MEMORANDUM FINDINGS OF FACT AND OPINION
COHEN,
Additions to Tax | ||||
Year | Deficiency | Sec. 6653(a)(1) | Sec. 6653(a)(2) | Sec. 6661 |
1984 | $ 232,741 | $ 11,637.05 | $ 58,185.25 | |
1985 | 308,371 | 15,418.55 | 77,092.75 | |
Unless otherwise indicated, all section references are to the Internal Revenue Code in effect for the years in issue, and all Rule references are to the Tax Court Rules of Practice and Procedure.
The issues for decision are:
(1) Whether petitioner is entitled to depreciation deductions taken on mobile homes that were part of a "sale-leaseback" transaction;
(2) whether petitioner is entitled to a net operating loss deduction in 1984 and 1985;
(3) whether petitioner is entitled to a deduction for legal fees incurred in lawsuits arising from her activities as executrix of an estate; and
(4) whether petitioner is liable for additions to tax under sections 6653(a) and 6661 and additional interest*243 under section 6621(c).

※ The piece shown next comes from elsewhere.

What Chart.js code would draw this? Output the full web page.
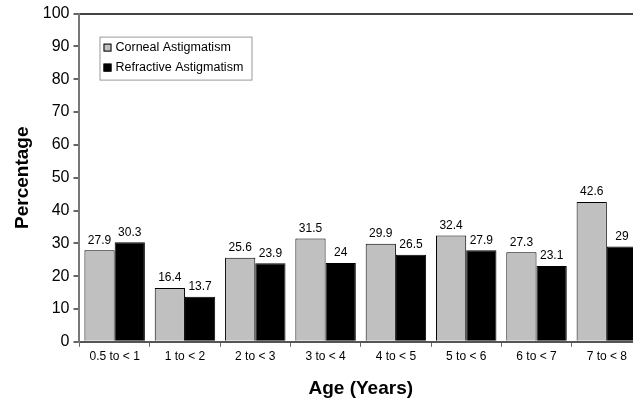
<!DOCTYPE html>
<html>
<head>
<meta charset="utf-8">
<script src="https://cdn.jsdelivr.net/npm/chart.js@4"></script>
<style>
  html, body { margin: 0; padding: 0; background: #fff; overflow: hidden; }
  #wrap { width: 642px; height: 400px; }
</style>
</head>
<body>
<div id="wrap"><canvas id="myChart" width="642" height="400"></canvas></div>
<script>
var ageGroups = ["0.5 to < 1", "1 to < 2", "2 to < 3", "3 to < 4", "4 to < 5", "5 to < 6", "6 to < 7", "7 to < 8"];
var corneal = [27.9, 16.4, 25.6, 31.5, 29.9, 32.4, 27.3, 42.6];
var refractive = [30.3, 13.7, 23.9, 24, 26.5, 27.9, 23.1, 29];
var yTicks = [0, 10, 20, 30, 40, 50, 60, 70, 80, 90, 100];

var FONT = "'Liberation Sans', Arial, sans-serif";

// numbers above each bar
var valueLabels = {
    id: "valueLabels",
    afterDatasetsDraw: function (chart) {
        var ctx = chart.ctx;
        ctx.save();
        ctx.font = "12px " + FONT;
        ctx.fillStyle = "#000";
        ctx.textAlign = "center";
        ctx.textBaseline = "bottom";
        chart.data.datasets.forEach(function (ds, i) {
            chart.getDatasetMeta(i).data.forEach(function (bar, j) {
                ctx.fillText(String(ds.data[j]), bar.x, bar.y - 4);
            });
        });
        ctx.restore();
    }
};

// boxed legend inside the plot
var boxLegend = {
    id: "boxLegend",
    afterDraw: function (chart) {
        var ctx = chart.ctx;
        var a = chart.chartArea;
        ctx.save();
        var lx = a.left + 20, ly = a.top + 23;
        ctx.fillStyle = "#fff";
        ctx.fillRect(lx, ly, 152, 43);
        ctx.strokeStyle = "#999";
        ctx.lineWidth = 1;
        ctx.strokeRect(lx + 0.5, ly + 0.5, 152, 43);
        ctx.font = "12.5px " + FONT;
        ctx.textBaseline = "middle";
        chart.data.datasets.forEach(function (ds, i) {
            var y = ly + 11 + i * 20;
            ctx.fillStyle = ds.backgroundColor;
            ctx.fillRect(lx + 4, y - 4, 8, 8);
            ctx.strokeStyle = "#000";
            ctx.strokeRect(lx + 4.5, y - 3.5, 7, 7);
            ctx.fillStyle = "#000";
            ctx.textAlign = "left";
            ctx.fillText(ds.label, lx + 16, y);
        });
        ctx.restore();
    }
};

var ctx = document.getElementById("myChart").getContext("2d");
var myChart = new Chart(ctx, {
    type: "bar",
    data: {
        labels: ageGroups,
        datasets: [{
            label: "Corneal Astigmatism",
            data: corneal,
            backgroundColor: "#c0c0c0",
            borderColor: "#000",
            borderWidth: 1,
            categoryPercentage: 0.86,
            barPercentage: 1
        }, {
            label: "Refractive Astigmatism",
            data: refractive,
            backgroundColor: "#000",
            borderColor: "#000",
            borderWidth: 1,
            categoryPercentage: 0.86,
            barPercentage: 1
        }]
    },
    options: {
        responsive: false,
        animation: false,
        layout: { padding: { top: 13, right: 0, bottom: 0, left: 7 } },
        plugins: {
            legend: { display: false },
            tooltip: { enabled: false }
        },
        scales: {
            x: {
                grid: { drawOnChartArea: false, tickLength: 5, tickColor: "#666", offset: true },
                border: { color: "#555", width: 2 },
                ticks: { color: "#000", font: { family: FONT, size: 12 }, maxRotation: 0, padding: 3 },
                title: {
                    display: true,
                    text: "Age (Years)",
                    color: "#000",
                    font: { family: FONT, size: 19, weight: "bold" },
                    padding: { top: 10, bottom: 0 }
                }
            },
            y: {
                min: 0,
                max: 100,
                afterBuildTicks: function (axis) {
                    axis.ticks = yTicks.map(function (v) { return { value: v }; });
                },
                grid: {
                    tickLength: 6,
                    tickColor: "#666",
                    color: function (c) { return c.tick && c.tick.value === 100 ? "#444" : "rgba(0,0,0,0)"; },
                    lineWidth: 2
                },
                border: { color: "#777", width: 2 },
                ticks: { color: "#000", font: { family: FONT, size: 16 }, padding: 4 },
                title: {
                    display: true,
                    text: "Percentage",
                    color: "#000",
                    font: { family: FONT, size: 19, weight: "bold" },
                    padding: { bottom: 5 }
                }
            }
        }
    },
    plugins: [valueLabels, boxLegend]
});
</script>
</body>
</html>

Terms such as "sale", "purchase", "lease", "interest", and "rent" are used in this opinion for convenience and without conclusive effect on the legal substance of the transactions in issue.
FINDINGS OF FACT
Some of the facts have been stipulated, and the stipulated facts are incorporated in our findings by this reference.
At the time of the filing of the petition, petitioner resided in Newport Beach, California.
Petitioner has been the owner and operator of various apartment house complexes for over 20 years. Sometime before 1981, petitioner came into contact with John R. Broe (Broe). Broe was offering to sell a mobile home park located in Arizona that was known as the "Sierra Grande Mobile Home Community". Broe gave petitioner a 5-page document that described the property as a 249-space mobile home park with 105 mobile homes that were in place and rented. The terms listed in this document included a stated sales price of $ 4.5 million, with a downpayment of $ 1.2 million cash or acceptable equity.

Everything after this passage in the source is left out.